A cornerstone of the budget's manufacturing push is the decision to increase the outlay for the Electronics Components Manufacturing Scheme to ₹40,000 crore from ₹22,919 crore. This is a direct and substantial incentive for LG India, which has a stated goal of increasing its localization rate from the current 55.8% to over 70% in the coming years. The increased funding supports capital investment in producing high-value components locally, such as compressors, motors, and display panels, which are currently largely imported.
This policy move addresses a key concern raised by industry experts, who have advocated for incentives linked to genuine Domestic Value Addition (DVA) rather than mere assembly. By making local component production more financially viable, the budget helps LG strengthen its domestic supply chain, reduce import dependency, and mitigate risks from global currency fluctuations and logistical disruptions.
The budget introduces several measures aimed at de-risking and streamlining supply chains. A key proposal is the introduction of a safe harbor for non-residents for component warehousing in a bonded warehouse at a lean profit margin of 2%. This encourages global suppliers to maintain inventory within India, drastically reducing lead times for manufacturers like LG. It transforms the supply chain from a 'just-in-time' import model to a more resilient 'just-in-case' domestic model.
Furthermore, comprehensive customs process reforms, including enhanced duty deferment for Authorized Economic Operators (AEOs) and a single digital window for clearances, will reduce transaction costs and delays. For a company that relies on both imported components and finished goods exports, these operational efficiencies translate directly to improved margins and faster go-to-market timelines.
LG India has been strategically focusing on expanding its B2B operations, particularly in high-growth areas like HVAC and data center cooling solutions. The Union Budget 2026 provides a powerful catalyst for this segment. The proposal to provide a tax holiday until 2047 to foreign companies providing cloud services from data centers in India is set to accelerate investment in data center infrastructure across the country.
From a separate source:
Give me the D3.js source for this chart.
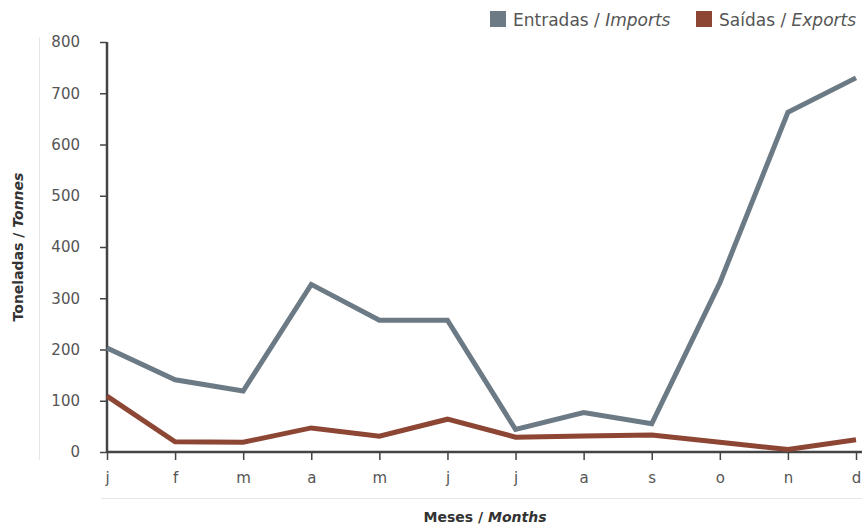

This boom in data center construction will create a surge in demand for specialized, high-efficiency cooling systems—a core competency of LG's B2B division. The budget effectively creates a large, captive market for LG's advanced cooling solutions, supporting its ambition to become a dominant player in this space.
The budget's provisions are poised to positively impact LG India's financial performance. The company's margins, which faced pressure in Q2 FY26 due to rising commodity prices and marketing investments, can find relief through lower manufacturing costs driven by localization and reduced logistics friction. The growth in the high-margin B2B segment, fueled by the data center boom, will further support profitability.
While the Production Linked Incentive (PLI) scheme for white goods was not explicitly expanded in the budget speech, the overall pro-manufacturing stance keeps hopes alive for favorable notifications in the future. The budget effectively creates a more stable and cost-effective operating environment, allowing LG to better navigate market challenges and capitalize on the strong undercurrent of premiumization in the Indian consumer market.
Union Budget 2026 provides a well-defined policy framework that supports LG Electronics India's core strategic pillars. The targeted incentives for component manufacturing, measures to create a robust domestic supply chain, and catalysts for the B2B sector create a highly favorable environment. These proposals will empower LG to enhance its manufacturing depth, improve cost structures, and solidify its market leadership as India continues its journey towards becoming a global manufacturing hub.